The plumbing business would have to support the other rather than the reverse as had been hoped for.
The surrounding towns and villages were expanding with new arrivals, retirees or those just wanting to live at or near the coast. Their first action, invariably, was to call in a plumber to rip out and replace bathrooms with a nice walk-in shower or fit in an en suite.
Our man got a good share of the available work through his undeniable hard work ethic. On an average of one bathroom project per month for forty years his pick-up truck and hitched trailer plied regularly, fully laden, from customers houses to his home base. The nearest Civic dump that he could use to deposit the acrylic baths, un-recyclable ceramic ware and shattered wall tiles was about 20 miles away. His intention had always been to store a few loads within his acres and in the Nissen hut until viable to justify hiring a skip or a drop side truck to take a bulk load to the disposal site.
Unfortunately, home and home-grown business demands meant that although Phase 1 for stockpiling waste was regularly fulfilled, the essential Phase 2 of removal elsewhere was not.
That explained my confrontation this week with a strange array of multi-coloured bathtubs , hundreds of them within the boundaries of the four acre property.
Some had been put to good use. An undamaged acrylic or older cast enamelled bath makes an ideal growing receptacle. If the plughole can be stopped up on a more permanent basis then fish and pond life can thrive in it. Filled with clay soil or a light concrete mix a bath embedded in an earth bank makes an excellent retaining wall. The shape of a modern bath is akin to an animal feed trough and therefore well suited for that purpose. Sunk into a crazy paved surround an Ideal Standard diarrhoea coloured tub from the early 1980's looks like a rock-formed pond or pool. Even those fittings damaged during removal from a cramped bathroom could be adapted as an impromptu chicken coop. Other baths just sat around, idle, looking like high-tec non-degradable coffins. In addition to the gawdy moulded bathtubs was a closely rivalling collection of wall mounted and pedestal hand basins but less functional for alternative uses. These were arrayed at distorted and disturbing angles, propped up against outbuildings and fences. They seemed to serve a vital role as a buttress to prevent the Nissen hut from rolling over into the dyke.

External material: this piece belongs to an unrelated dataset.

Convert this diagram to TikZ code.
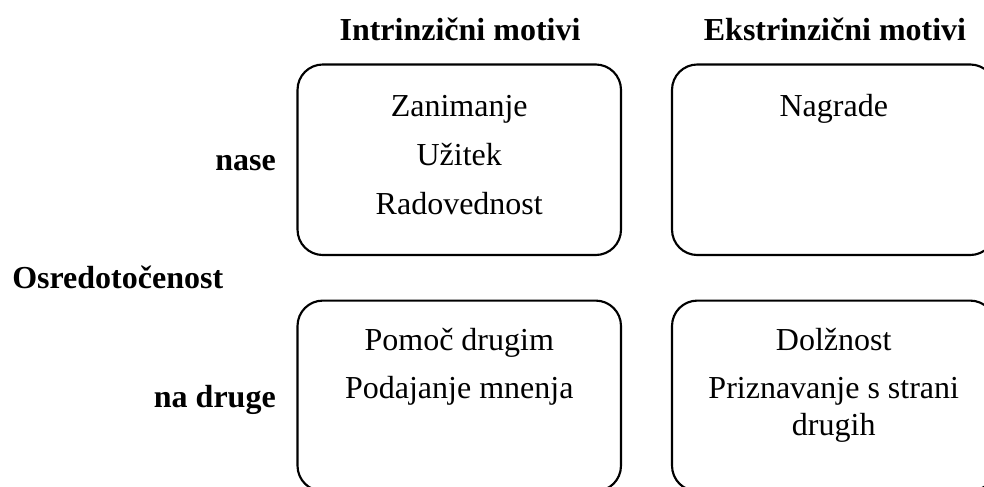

I did ask the plumber about the unusually large mound, under grass, that was a major but rather alien landscape feature about half way into the site.
It did resemble a prehistoric tumuli or the earthworks of a Medieval Motte and Bailey Castle. He was evasive and tried to divert my attention. I suspect that it consisted entirely of a mass of fractured and smashed ceramic bathroom tiles that would, in the distant future, require an extended series of the equivalent of Time Team to reach some sort of rational explanation.